Our understanding of the reptile world is in a constant state of flux as advances in DNA techniques continue. The latest is the promotion of a species of skink on La Gomera to full species. The joint study by researchers from France, UK and Spain is published in the latest issue of Molecular Phylogenetics and Evolution. They have baptised the new reptile Chalcides coeruleopunctatus, Lisa de Salvador in Spanish (Salvador’s or the Gomeran Skink in English), in honour of Alfredo Salvador, researcher at the Museo Nacional de Ciencias Naturales de Madrid, who described it for the first time in 1975 El Mundo.

Abandoned villages in Spain

Sunday, March 23rd, 2008

la_vereda_guadalajara.jpg

I’ve just come across Pueblos abandonados, an interesting blog detailing abandoned villages in Spain with hundreds of photos and lots of detailed information. The photo above is from La Vereda, an abandoned village in Guadalajara, with classic examples of the black architecture (arquitectura negra) style. (more…)

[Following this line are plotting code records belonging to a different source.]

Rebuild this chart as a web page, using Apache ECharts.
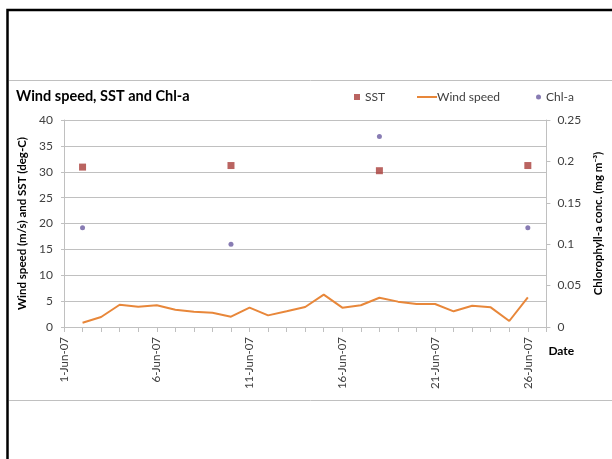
<!DOCTYPE html>
<html>
<head>
<meta charset="utf-8">
<script src="https://cdn.jsdelivr.net/npm/echarts@6/dist/echarts.min.js"></script>
<style>
  html, body { margin: 0; padding: 0; background: #ffffff; }
  #chart { width: 612px; height: 459px; }
</style>
</head>
<body>
<div id="chart"></div>
<script>
// ---- Data ----
var categories = ['1-Jun-07','2-Jun-07','3-Jun-07','4-Jun-07','5-Jun-07','6-Jun-07','7-Jun-07','8-Jun-07','9-Jun-07',
  '10-Jun-07','11-Jun-07','12-Jun-07','13-Jun-07','14-Jun-07','15-Jun-07','16-Jun-07','17-Jun-07','18-Jun-07',
  '19-Jun-07','20-Jun-07','21-Jun-07','22-Jun-07','23-Jun-07','24-Jun-07','25-Jun-07','26-Jun-07','27-Jun-07'];

var windSpeed = [null, 0.83, 1.93, 4.3, 3.93, 4.19, 3.35, 2.96, 2.77, 2.0, 3.74, 2.25, 3.03, 3.87, 6.25,
  3.74, 4.2, 5.66, 4.9, 4.44, 4.44, 3.03, 4.12, 3.8, 1.16, 5.73, null];

var sampleDays = ['2-Jun-07', '10-Jun-07', '18-Jun-07', '26-Jun-07'];
var sstValues = [30.9, 31.2, 30.2, 31.2];
var chlValues = [0.12, 0.10, 0.23, 0.12];

var leftTicks = { min: 0, max: 40, interval: 5 };
var rightTicks = { min: 0, max: 0.25, interval: 0.05 };

var FONT = 'Lato, "Liberation Sans", sans-serif';
var TXT = '#404040';
var GRID = '#C0C0C0';

var chart = echarts.init(document.getElementById('chart'), null, { renderer: 'canvas' });

var legendText = { color: TXT, fontSize: 12, fontFamily: FONT };

chart.setOption({
  backgroundColor: '#ffffff',
  animation: false,
  title: {
    text: 'Wind speed, SST and Chl-a',
    left: 11, top: 84,
    textStyle: { fontFamily: FONT, fontWeight: 'bold', fontSize: 14.5, color: '#000000' }
  },
  legend: [
    { data: [{ name: 'SST', icon: 'rect' }], left: 354, top: 91, itemWidth: 6, itemHeight: 6,
      textStyle: legendText, padding: 0 },
    { data: [{ name: 'Wind speed', icon: 'rect' }], left: 417, top: 91, itemWidth: 20, itemHeight: 2,
      textStyle: Object.assign({ padding: [0, 0, 0, -5] }, legendText), padding: 0 },
    { data: [{ name: 'Chl-a', icon: 'circle' }], left: 536, top: 91, itemWidth: 5, itemHeight: 5,
      textStyle: legendText, padding: 0 }
  ],
  grid: { left: 64, right: 62, top: 120, bottom: 132, containLabel: false },
  xAxis: {
    type: 'category',
    data: categories,
    boundaryGap: false,
    name: 'Date',
    nameLocation: 'end',
    nameGap: 2,
    nameTextStyle: { fontFamily: FONT, fontWeight: 'bold', fontSize: 12, color: '#000000',
      align: 'left', verticalAlign: 'top', padding: [18, 0, 0, 0] },
    axisLine: { lineStyle: { color: GRID, width: 1 } },
    axisTick: { show: true, interval: 0, length: 5, lineStyle: { color: GRID } },
    axisLabel: { interval: 4, rotate: 90, margin: 10, color: TXT, fontSize: 11.5, fontFamily: FONT },
    splitLine: { show: false }
  },
  yAxis: [
    {
      type: 'value',
      min: leftTicks.min, max: leftTicks.max, interval: leftTicks.interval,
      name: 'Wind speed (m/s) and SST (deg-C)',
      nameLocation: 'middle', nameRotate: 90, nameGap: 29,
      nameTextStyle: { fontFamily: FONT, fontWeight: 'bold', fontSize: 11.5, color: '#000000' },
      axisLine: { show: true, lineStyle: { color: GRID } },
      axisTick: { show: true, length: 3, lineStyle: { color: GRID } },
      axisLabel: { color: TXT, fontSize: 12, fontFamily: FONT, margin: 11 },
      splitLine: { show: true, lineStyle: { color: GRID, width: 1 } }
    },
    {
      type: 'value',
      position: 'right',
      min: rightTicks.min, max: rightTicks.max, interval: rightTicks.interval,
      name: 'Chlorophyll-a conc. (mg m\u207B\u00B3)',
      nameLocation: 'middle', nameRotate: 90, nameGap: 41,
      nameTextStyle: { fontFamily: FONT, fontWeight: 'bold', fontSize: 11.5, color: '#000000' },
      axisLine: { show: true, lineStyle: { color: GRID } },
      axisTick: { show: true, length: 4, lineStyle: { color: GRID } },
      axisLabel: { color: TXT, fontSize: 12, fontFamily: FONT, margin: 11 },
      splitLine: { show: false }
    }
  ],
  series: [
    {
      name: 'SST', type: 'scatter', yAxisIndex: 0,
      symbol: 'rect', symbolSize: 7,
      itemStyle: { color: '#A93D3A' },
      data: sampleDays.map(function (d, i) { return [d, sstValues[i]]; })
    },
    {
      name: 'Wind speed', type: 'line', yAxisIndex: 0,
      showSymbol: false, symbol: 'none',
      lineStyle: { color: '#E8873A', width: 2 },
      itemStyle: { color: '#E8873A' },
      data: windSpeed
    },
    {
      name: 'Chl-a', type: 'scatter', yAxisIndex: 1,
      symbol: 'circle', symbolSize: 5,
      itemStyle: { color: '#6A5BA0' },
      data: sampleDays.map(function (d, i) { return [d, chlValues[i]]; })
    }
  ],
  graphic: [
    { type: 'rect', silent: true, z: -1,
      shape: { x: 7.5, y: 10, width: 700, height: 600 },
      style: { fill: null, stroke: '#000000', lineWidth: 2.5 } },
    { type: 'line', silent: true,
      shape: { x1: 9, y1: 80.5, x2: 612, y2: 80.5 },
      style: { stroke: '#C0C0C0', lineWidth: 1 } },
    { type: 'line', silent: true,
      shape: { x1: 9, y1: 400.5, x2: 612, y2: 400.5 },
      style: { stroke: '#C0C0C0', lineWidth: 1 } }
  ]
});
</script>
</body>
</html>
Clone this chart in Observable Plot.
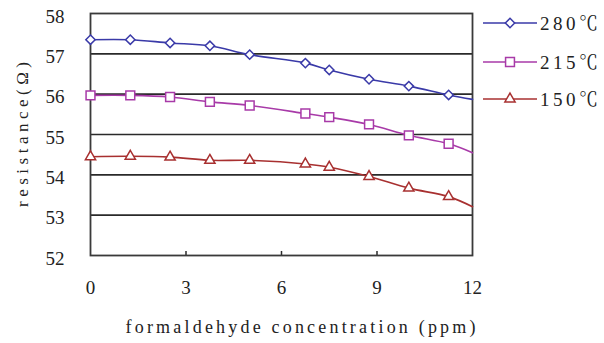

natura ibérica: iberianature en español

Thursday, March 20th, 2008

In a spurt of madness, I’ve decided to publish a slimmed-down version of iberianature in Spanish. We shall see how this goes…

natura ibérica

And also a rural tourism section in Spanish should you be interested

Dupont’s lark losing song

Thursday, March 20th, 2008

A study has found Dupont’s lark (Chersophilus duponti) is losing its singing range because numbers are falling. Spanish biologists have found that when male larks had fewer birds from which to learn new notes or ranges their repertoire decreased. The number of notes a male uses is vital in attracting females.

Dupont’s lark, is only found in Europe in Spain where just 2,000 birds are thought to remain, as their natural habitat has been relentless destroyed by changes in land use, particularly the spread of irrigated dry land so we can all have cheap tomatoes in February, reforestation and above all by the growth of wind farms.

The scientists recorded the singing range and number of notes of 330 male birds, mainly in the Ebro valley region in north-east Spain. Using hidden microphones in places the birds usually inhabited, they taped mating calls. Paola Laiolo, who led the research team, said: “The female birds are attracted by the complexity and range of the male’s song.

“We found that the lack of variation of notes or scales corresponded to the areas where the population of larks was smallest. The birds which lacked tutors – or other male birds to learn from – had the smallest range.” Dupont’s lark has a range of 12 singing sequences or phrases. It is smaller than the skylark and its brown colour makes it hard to spot, so censuses are carried out by counting birds by their songs. The Guardian

More on Dupont’s lark on Iberianature

Note: SEO made Dupont’s lark its Bird of the Year for 2006.